McDowell told the Seanad: “It is a shocking thing, I have to say, that untrue and misleading evidence would be given to a judge of the Irish District Court in these circumstances, leaving him in the dark that these were decommissioned weapons supplied in a controlled delivery by members of An Garda Síochána [...] I believe that is a shocking thing which needs investigation.”

Commissioner

Asked today by Geoghegan to explain the difference between entrapment and a controlled delivery, the Garda Commissioner responded: 

“May I say, that I took note of the comments that were made in the Seanad and I referred those to the Ombudsman for their consideration.

“I haven’t had a response back as yet as to what they will do,” Harris said. He said he had referred the comments on under particular legislation and noted to the TD that the allegations were serious ones. 

Asked by Geoghegan if the details of a controlled delivery would usually be revealed during a bail application hearing, Deputy Garda Commissioner Justin Kelly said no. 

“In my experience, the details of a controlled delivery would often come out if there is a full hearing, if there is a contested trial, all that detail would come out.”

It would be unusual for it to come out in a bail hearing, he said.

Kelly added: “A bail application is usually in relation to the risk that the person will not show at their next appearance if they are granted bail … It would be unusual to go into a lot of granular detail around that for bail.”

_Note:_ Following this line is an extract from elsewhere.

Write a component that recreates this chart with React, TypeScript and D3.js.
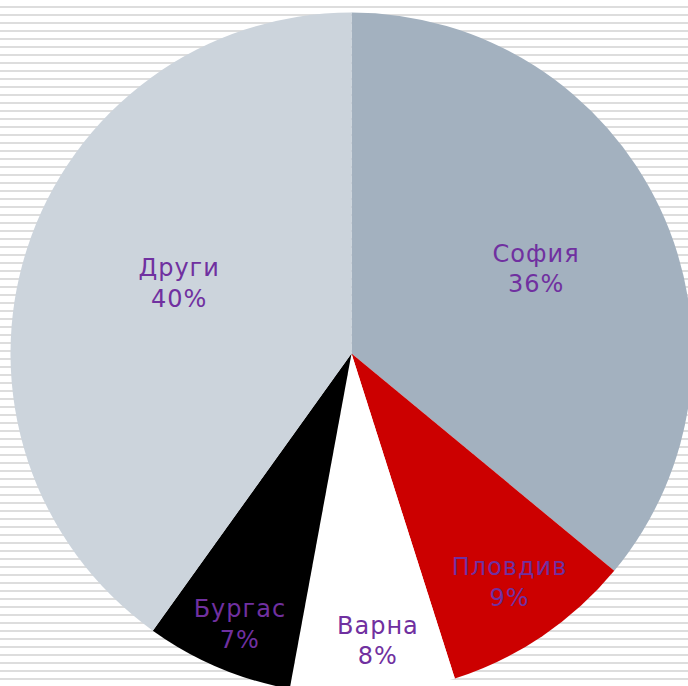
import React from "react";
import * as d3 from "d3";

const categories = ["София", "Пловдив", "Варна", "Бургас", "Други"];
const values = [36.0, 9.1, 7.8, 7.0, 40.1];
const labels = ["36%", "9%", "8%", "7%", "40%"];
const colors = ["#a3b1bf", "#cc0000", "#ffffff", "#000000", "#ccd4dc"];
const labelRadiusFactor = [0.586, 0.835, 0.87, 0.882, 0.537];
const labelAngleShiftDeg = [2.7, 0.3, -1.5, -1.25, 1.9];

const W = 688;
const H = 686;

export default function App() {
  const cx = 351.5;
  const cy = 353.5;
  const r = 341;
  const pie = d3.pie<number>().sort(null).value((d) => d)(values);
  const arc = d3.arc<d3.PieArcDatum<number>>().innerRadius(0).outerRadius(r);
  const stripes = d3.range(6, H, 8);
  return (
    <div style={{ position: "fixed", left: 0, top: 0 }}>
      <svg width={W} height={H} style={{ display: "block" }}>
        <rect width={W} height={H} fill="#ffffff" />
        {stripes.map((y) => (
          <rect key={y} x={0} y={y} width={W} height={2} fill="#dddddd" />
        ))}
        <g transform={`translate(${cx},${cy})`}>
          {pie.map((p, i) => (
            <path key={i} d={arc(p) || ""} fill={colors[i]} />
          ))}
          {pie.map((p, i) => {
            const a = (p.startAngle + p.endAngle) / 2 + (labelAngleShiftDeg[i] * Math.PI) / 180;
            const lr = r * labelRadiusFactor[i];
            const x = lr * Math.sin(a);
            const y = -lr * Math.cos(a);
            return (
              <text
                key={"t" + i}
                x={x}
                y={y}
                fill="#7030a0"
                fontFamily="DejaVu Sans, Verdana, sans-serif"
                fontSize={24}
                letterSpacing={1}
                textAnchor="middle"
              >
                <tspan x={x} y={y - 15.3}>{categories[i]}</tspan>
                <tspan x={x} y={y + 15.3}>{labels[i]}</tspan>
              </text>
            );
          })}
        </g>
      </svg>
    </div>
  );
}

carlow Evan Fitzgerald. Family photo Family photo

Both the Commissioner and Deputy Commissioner defended the use of controlled deliveries by gardaí, arguing that they are standard practice in international policing when it comes to drugs, firearms and other materials. 

“To give a quite straightforward example, if someone is importing drugs into the country, the drugs come into the country, they’ve started that themselves. They’ve started that whole plan themselves. If we intercept them as they come into the country and if we continue the delivery, as in if An Garda Síochána delivers the goods to somebody, that’s not entrapment, that’s a controlled delivery,” Kelly said.

“However, if we were to encourage someone or supply the drugs to them originally, and they were to import the drugs into the country, that’s entrapment. That’s obviously something we don’t do.”

He added: “There’s clear case law in relation to controlled deliveries … it’s a well-proven tactic.”

The firearms case was also raised in the Dáil today by Labour TD Alan Kelly, who reiterated many of McDowell’s claims and criticised the response to them. 

Slamming what he described as ” briefings” that went out from security sources the Tipperary TD said the message was being given “that people like myself and Senator McDowell … shouldn’t be speaking up on this issue, and that such commentary was manna from heaven for organised crime groups”.

He said that message was “insulting to both chambers” and that he and McDowell, as public representatives, were “entitled to ask legitimate questions”.